Just like its past promises to release the names of those who looted the national treasury, the Federal Government, the other day, vowed to make available to the public the names of 200 individuals who own massive property holdings purchased with illegally acquired funds in Maitama, a tony neighbourhood in Abuja.
According to the report, the affected persons would need to sufficiently and convincingly explain the source(s) of the money with which the houses were acquired otherwise, they would be required to return same to the government.
The vow by the government was expressed by the Senior Special Assistant to President Muhammadu Buhari on Prosecutions, who doubles as the Chairman, Special Presidential Investigative Panel for the Recovery of Property, Okoi Obono-Obla, at a workshop with the theme: “Tackling Corruption Through Improving Transparency in Property Ownership” where he also launched what was described as “Properti Tracka.”
Although it is not clear why government was making the vow to release the names, it obviously does not need permission from the affected individuals to expose their names, that is, if that is even necessary.
If government had incontrovertibly ascertained a case against the individuals, all it would need is an order from a competent court of law to go public with the names.
There is, however, no doubt that government’s intention to release the names would be in furtherance of the fight against corruption in the country.
It is, indeed, another way for the government to “name and shame” the said individuals.
Good as the strategy might appear it however, will only be impactful if such individuals still have some any iota of shame in them.
But it bears asking: why would only 200 names be released?
Is it not possible that there are more culprits or the 200 persons are the ones on whom government has good evidence for prosecution or conviction in court yet?
Why would only owners of property in Maitama, Abuja be singled out for such fight against a national malaise? Why would the scope of catchment not cover the entire capital territory or, indeed, the country?
The Federal Government must begin to appreciate that Nigerians are losing their patience over its seeming inability to get all the plunderers of the economy to take full responsibility and account for their criminal deeds.
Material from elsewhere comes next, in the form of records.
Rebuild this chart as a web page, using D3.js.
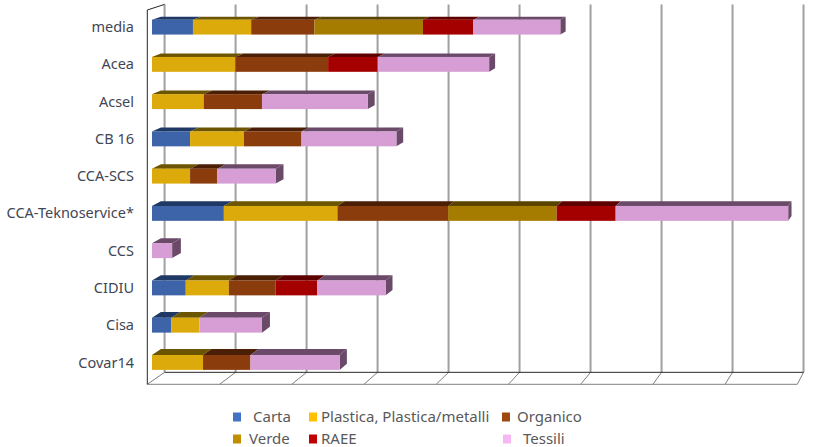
<!DOCTYPE html>
<html>
<head>
<meta charset="utf-8">
<script src="https://cdn.jsdelivr.net/npm/d3@7"></script>
<style>
  body { margin: 0; background: #fff; }
  svg { display: block; }
  text { font-family: "Noto Sans", sans-serif; }
</style>
</head>
<body>
<div id="chart"></div>
<script>
// data (no axis labels shown, one gridline = 10)
let categories = ["media", "Acea", "Acsel", "CB 16", "CCA-SCS", "CCA-Teknoservice*", "CCS", "CIDIU", "Cisa", "Covar14"];
let carta    = [5.7, 0, 0, 5.3, 0, 10.0, 0, 4.7, 2.7, 0];
let plastica = [8.1, 11.6, 7.2, 7.5, 5.3, 15.8, 0, 6.0, 3.9, 7.1];
let organico = [8.8, 12.9, 8.1, 8.0, 3.8, 15.4, 0, 6.5, 0, 6.6];
let verde    = [15.1, 0, 0, 0, 0, 15.1, 0, 0, 0, 0];
let raee     = [7.0, 6.9, 0, 0, 0, 8.2, 0, 5.8, 0, 0];
let tessili  = [12.1, 15.5, 14.7, 13.2, 8.1, 24.0, 2.8, 9.5, 8.7, 12.4];
let seriesNames = ["Carta", "Plastica, Plastica/metalli", "Organico", "Verde", "RAEE", "Tessili"];
let xTicks = [0, 10, 20, 30, 40, 50, 60, 70, 80, 90];

let width = 819, height = 447;

// front, top and legend colours per series
let frontCol  = ["#3d64a8", "#dcaa0a", "#8a3c0c", "#a67c00", "#a50000", "#d69ed5"];
let topCol    = ["#1f3864", "#6b5500", "#4a1f06", "#5a4300", "#5c0000", "#6b4a69"];
let legendCol = ["#4472c4", "#ffc000", "#9e480e", "#bf8f00", "#c00000", "#f6b8f2"];

// simple perspective: depth t pulls a point toward the vanishing point
let V = [1164, -320];
let proj = (x, y, t) => [x + t * (V[0] - x), y + t * (V[1] - y)];
let tFloor = 0.017, t0 = 0.0046, t1 = 0.0134;

let x = d3.scaleLinear().domain([0, 90]).range([147.3, 797.3]);
let y = d3.scaleBand().domain(categories).range([10, 384.3]).paddingInner(0.6).paddingOuter(0.3);
let yTop = 10, yBottom = 384.3;

let svg = d3.select("#chart").append("svg").attr("width", width).attr("height", height);

let line = (a, b, col, w) => svg.append("line")
    .attr("x1", a[0]).attr("y1", a[1]).attr("x2", b[0]).attr("y2", b[1])
    .attr("stroke", col).attr("stroke-width", w);

// back wall gridlines
xTicks.forEach(v => {
    line(proj(x(v), yTop, tFloor), proj(x(v), yBottom, tFloor), "#a0a0a0", 2);
    line(proj(x(v), yBottom, 0), proj(x(v), yBottom, tFloor), "#808080", 1);
});
// floor edges
line(proj(x(0), yBottom, tFloor), proj(x(90), yBottom, tFloor), "#262626", 1);
line([x(0), yBottom], [x(90), yBottom], "#808080", 1);
// left wall
line([x(0), yTop], [x(0), yBottom], "#262626", 1);
line([x(0), yTop], proj(x(0), yTop, tFloor), "#262626", 1);

let poly = pts => pts.map(p => p.join(",")).join(" ");
let series = [carta, plastica, organico, verde, raee, tessili];

categories.forEach((cat, i) => {
    let y0 = y(cat), y1 = y(cat) + y.bandwidth();
    let segs = [];
    let acc = 0;
    series.forEach((s, k) => {
        if (s[i] > 0) { segs.push({ k: k, a: acc, b: acc + s[i] }); acc += s[i]; }
    });
    let g = svg.append("g");
    // top faces
    segs.forEach(d => {
        let xa = x(d.a), xb = x(d.b);
        g.append("polygon")
            .attr("points", poly([proj(xa, y0, t0), proj(xb, y0, t0), proj(xb, y0, t1), proj(xa, y0, t1)]))
            .attr("fill", topCol[d.k]);
    });
    // right end side
    let last = segs[segs.length - 1];
    let xe = x(last.b);
    g.append("polygon")
        .attr("points", poly([proj(xe, y0, t0), proj(xe, y0, t1), proj(xe, y1, t1), proj(xe, y1, t0)]))
        .attr("fill", topCol[last.k]);
    // front faces
    segs.forEach(d => {
        let p0 = proj(x(d.a), y0, t0), p1 = proj(x(d.b), y1, t0);
        g.append("rect")
            .attr("x", p0[0]).attr("y", p0[1])
            .attr("width", p1[0] - p0[0]).attr("height", p1[1] - p0[1])
            .attr("fill", frontCol[d.k]);
    });
});

// category labels
svg.append("g").selectAll("text")
    .data(categories)
    .enter()
    .append("text")
    .attr("x", 134)
    .attr("y", d => proj(0, y(d) + y.bandwidth() / 2, t0)[1])
    .attr("dy", "0.35em")
    .attr("text-anchor", "end")
    .attr("font-size", 14.5)
    .attr("fill", "#3f4654")
    .text(d => d);

// legend
let legendPos = [[233, 417], [309, 417], [502, 417], [233, 439], [309, 439], [503, 439]];
let legendText = [253, 321, 517, 249, 321, 523];
let lg = svg.append("g");
seriesNames.forEach((n, k) => {
    lg.append("rect")
        .attr("x", legendPos[k][0]).attr("y", legendPos[k][1] - 4.5)
        .attr("width", 8).attr("height", 9)
        .attr("fill", legendCol[k]);
    lg.append("text")
        .attr("x", legendText[k]).attr("y", legendPos[k][1])
        .attr("dy", "0.35em")
        .attr("font-size", 15)
        .attr("fill", "#595959")
        .text(n);
});
</script>
</body>
</html>
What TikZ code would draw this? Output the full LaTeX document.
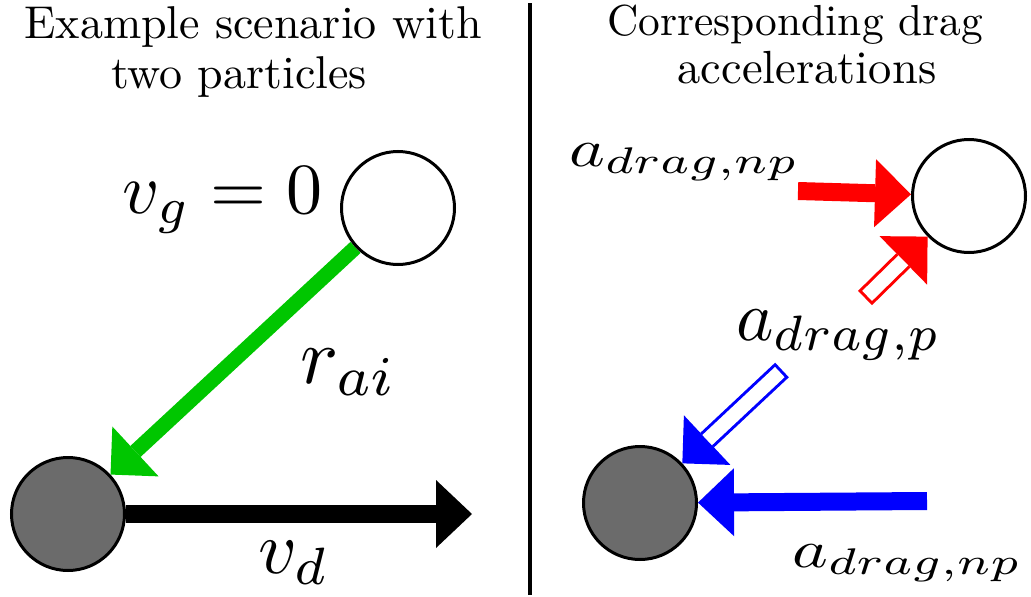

So, the citizens who are anxious to see suspects face the consequences of their deeds are uninterested in government’s handling of this issue.
Diligent investigation and prosecution that will result to convictions and sentencing of the suspects are the people’s expectations, not just “naming and shaming” of persons who, in the first instance, lack the emotion and sensitivity to feel ashamed of their unpatriotic virtues and values.
Rather than ‘vowing’ to release the names (Nigerians and non-Nigerians) of illicit property owners in Maitama, Abuja and, indeed, other places within the country, the government should busy itself with ensuring that proper investigations are conducted and concrete evidences are obtained that will make it impossible, through the instrumentality of the laws of the land, for any suspected individual to escape justice.
It obviously would not make any sense, for government to merely name the suspects and then expect them to show evidence of non-culpability.
That would be a very corrupt way to fight corruption.
Government should have identified the suspects, conducted discrete but thorough investigations and secured incontrovertible documentary and other relevant evidences that would cause their conviction in court.
In this type of situation what Nigerians would hear would not be a vow or promise to name the suspects but that the suspects had been charged to court to defend themselves.
This way, the journey to concluding each case would be straight, short and obstacles-free.
And Nigerians would have the opportunity to follow through each case without the usual one-step forward and three-steps backward associated with government’s handling of matters of this nature.
Politicisation and biases would be significantly reduced, if not completely eliminated.
As it were, Nigerians are tired of non-tenured government’s promises and vows on issues relating to the fight against corruption in the country, which have become a norm.
They want the government to do all that is right and permissible in law to combat the cankerworm of corruption.
They believe, and rightly too, that government has the authority and power to uphold and enforce the law, provided appropriate due processes and procedures are followed.
They are supportive of enduring measures and strategies that would not only unmask individuals and organisations that had corruptly soiled their fingers but also to cause a stop to further pillaging of the national purse.
If, however, the government would be bent on, offering promises or vows before proceeding to do what is legally right and within its powers and authority, and for which it was elected into office, it would behoove it to always indicate to the people the time-frame within which the promises or vows would be expected to be fulfilled.
Otherwise, there would be no means to determine the effectiveness of government in keeping its words.
And when this becomes the trade mark of a government, its words, promises and vows would become moving targets without certainty of accomplishment.
Such would be in the interest of neither the fight against corruption nor the citizens and the government of the day.